Third downs short-circuit Packers' offense

Rodgers actually sounded like he wants to go the other way, open things up and take more shots downfield. But at this point, there’s little reason that will work any better.

Minnesota, like almost every Packers opponent the past three months, played most of this game with a single-high safety and absolutely dared the Packers to beat them deep. It was staggering to see Vikings coach Mike Zimmer go single high even on a second-and-20 in the third quarter. He obviously didn’t fear the Packers’ receivers at all.

“We start being aggressive and throwing the ball downfield and good things happen,” Rodgers said.

As it is, this offense has shown only glimpses of life — going back to their bye in late October, they’ve had two promising offensive showings (at Minnesota and home against Dallas) and eight mediocre to bad.

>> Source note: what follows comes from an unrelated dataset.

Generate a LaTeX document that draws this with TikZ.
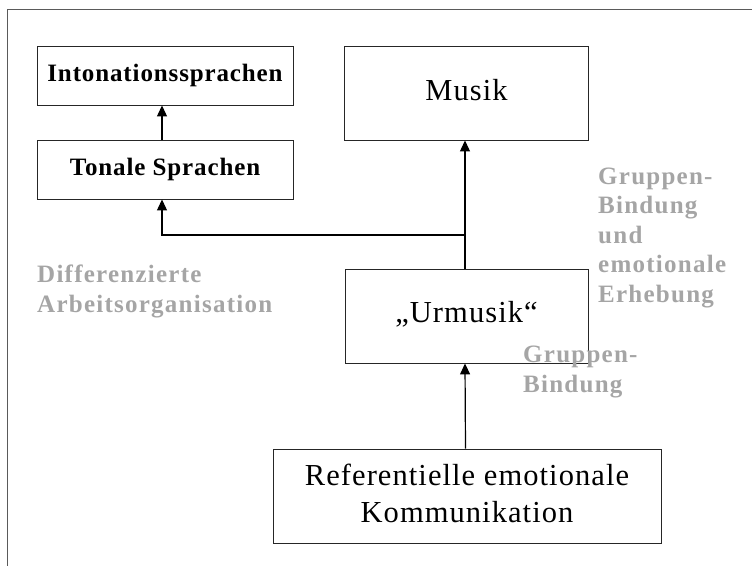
\documentclass[tikz,border=0pt]{standalone}
\usepackage{fontspec}
\setmainfont{Liberation Serif}
\newfontfamily\wideserif[LetterSpace=3.5]{Liberation Serif}
\newfontfamily\widerserif[LetterSpace=5]{Liberation Serif}
\usetikzlibrary{arrows.meta}
\definecolor{lbl}{RGB}{165,165,165}
\definecolor{frm}{RGB}{90,90,90}
\tikzset{
  box/.style={draw=black!85, line width=0.9pt, rectangle, inner sep=0pt, align=center},
  boldbox/.style={box, font=\wideserif\fontsize{25}{29}\selectfont\bfseries},
  bigbox/.style={box, font=\wideserif\fontsize{30.5}{37}\selectfont},
  arr/.style={line width=1.2pt, -{Triangle[length=11pt,width=10pt]}},
  glabel/.style={text=lbl, font=\widerserif\fontsize{25}{29.5}\selectfont\bfseries, align=left, anchor=base west, inner sep=0pt},
}
\begin{document}
\begin{tikzpicture}[x=1pt,y=-1pt]
\useasboundingbox (0,0) rectangle (752,566);
\draw[frm, line width=1pt] (752,9) -- (7,9) -- (7,566);
\node[boldbox, minimum width=256pt, minimum height=59pt] (inton) at (165,75.5) {Intonationssprachen};
\node[boldbox, minimum width=256pt, minimum height=59pt] (ton) at (165,169.5) {Tonale Sprachen};
\node[bigbox, minimum width=244pt, minimum height=94pt, text height=20pt, text depth=6pt] (mus) at (466.5,93) {Musik};
\node[bigbox, minimum width=243pt, minimum height=94pt, text height=20pt, text depth=8pt] (urm) at (466.5,316) {„Urmusik“};
\node[bigbox, minimum width=388pt, minimum height=94pt, text depth=6pt] (ref) at (467,496) {Referentielle emotionale\\Kommunikation};
\coordinate (j) at (465,235);
\draw[arr] ([xshift=-3pt]ton.north) -- ([xshift=-3pt]inton.south);
\draw[arr] ([xshift=-1.5pt]urm.north) -- ([xshift=-1.5pt]mus.south);
\draw[arr] (j) -| ([xshift=-3pt]ton.south);
\draw[arr] ([xshift=-1.5pt]ref.north) -- ([xshift=-1.5pt]urm.south);
\node[glabel] (l1) at (37,312) {Differenzierte\\Arbeitsorganisation};
\node[glabel] (l2) at (598,302) {Gruppen-\\Bindung\\und\\emotionale\\Erhebung};
\node[glabel] (l3) at (523,392) {Gruppen-\\Bindung};
\end{tikzpicture}
\end{document}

So that’s probably who the 2015 Packers are. And that’s why several Vikings players were shaking  hands with fans surrounding their tunnel as they savored their NFC North Division title that the win provided. Later, 10 players or so returned to the nearly empty Lambeau wearing division-title t-shirts and hats, and posing for photographers and selfies.

The Packers would have been mortified to see that scene on their turf after relinquishing the division title for the first time since 2010, but they were back in their locker room by that point.

So the division-champion Vikings get to host Seattle for a playoff game next weekend. They hit the playoffs on a high, with a tough defense and the NFL’s best running back. The Packers in the meantime could only say what too often has been a postgame theme the second half of this season: time to move on and hope past success somehow shows up in the playoffs.

“We know how to win, we know what it takes to win, and we have a clear understanding of the things you can’t do to win,” McCarthy said. “As we complete our regular season we gear up to turn the page and get ready for Washington.”